Tenants now owe the council more than £2.5m in total. The council said about £675,000 of these arrears could be the result of the benefit changes.
However, the council also believes that some people who could have been helped by the special discretionary housing payments, available to those affected by the benefit changes, may not have applied for them.
This means that some of the arrears may have been avoidable - or that there could have been help for people who have struggled to make up for the loss of benefit.
North Lanarkshire said it would not evict tenants solely because of spare room subsidy arrears during this financial year as long as they had contacted the housing service for assistance and advice.
A spokesman said: "Clearly the UK government's welfare reforms are already having a significant effect on our tenants.
"The council has set aside funds to assist vulnerable people in every way possible but it is essential that tenants who are worried or in difficulty talk to us.
"We have hired additional trained advisers who can discuss each case and provide help with applications for financial assistance. We have already helped thousands of people, so anyone who needs that assistance should contact their local housing office."
Council leader Jim McCabe condemned the UK government's changes to housing benefit but urged people who have been affected to speak to the council to see if help could be provided.
The council has nearly £1.2m available to hand out in these payments - £470,000 of it is from the UK government, the rest is from the council's own budget.
So far it has paid out £350,000 in these payments to nearly 2,900 people.
Separate figures from the council give some indication of the scale of the arrears that individuals are building up.
As of last week, about 460 people have arrears equivalent to the cut in their benefit while 500 have built up new arrears since April of an even greater amount.
The other tenants with arrears appear to have tried to make up some of the shortfall or have received help.

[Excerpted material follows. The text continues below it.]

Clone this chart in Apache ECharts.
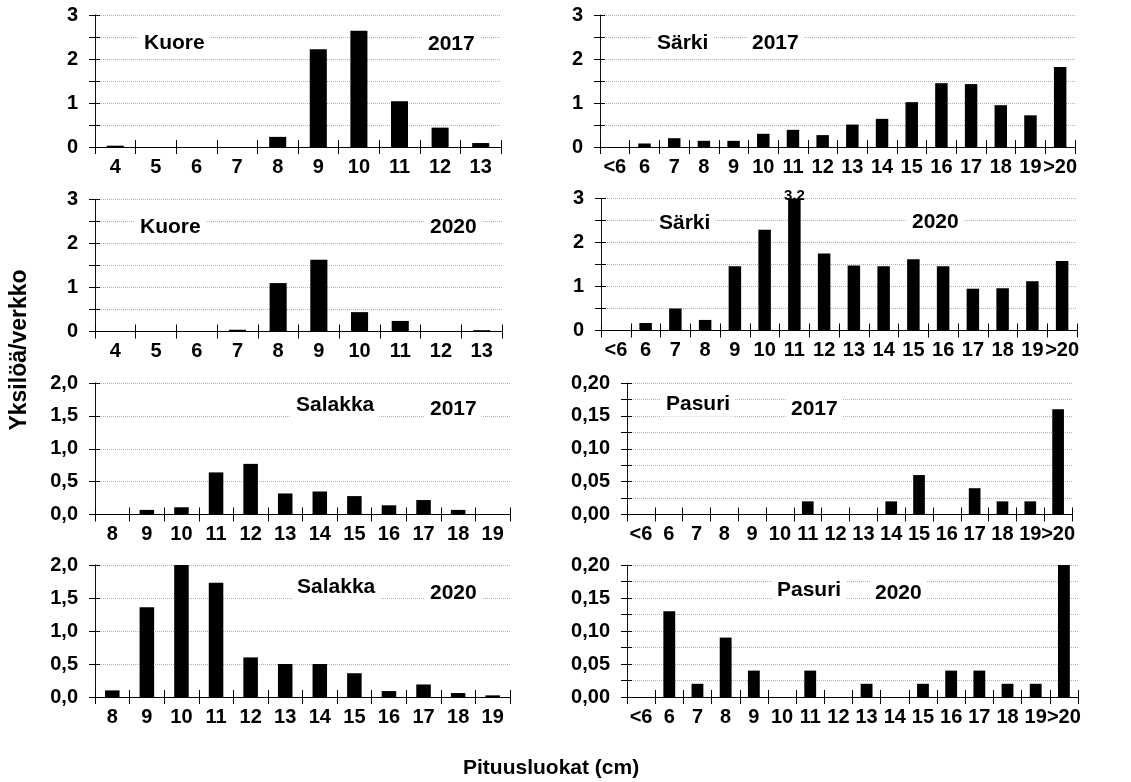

The Scottish Conservatives' welfare spokesman Alex Johnstone MSP said the figures showed that the issue of welfare reform was not as black and white as the Scottish government, and what he called the "left-wing establishment", would like to make out.
Mr Johnstone said: "Welfare reform is a challenge that must be addressed so that it is fair to those who receive, and fair on those who pay for it.
"The ever-growing cost of the welfare budget is something which successive governments have failed to address.
"But the 'ignore the problem and it might go away' approach simply hasn't worked and has only resulted in fostering a culture of people being left to languish on benefits for years."
A spokesperson for the UK Department for Work and Pensions said: "Scotland has been given £10m this year to help vulnerable people and we are monitoring this spending carefully to ensure that tenants get the support they need during welfare reforms.
"It is important to remember that housing benefit will still cover the vast majority of people's rent, but the taxpayer can no longer afford to pay for spare bedrooms.
"People have a number of options available to them, including moving to another property in the public or private sector, or making up the difference in rent through going into work or working more hours."
Scottish Housing Minister Margaret Burgess said: "We know that 80% of households affected by the bedroom tax contain an adult with a recognised disability, and over 15,000 children are affected.
"That's why have consistently expressed our opposition to this measure.
"The Scottish government is doing all it can to help the people hit by the bedroom tax, with £20m of funding available this year and a further £20m available next year."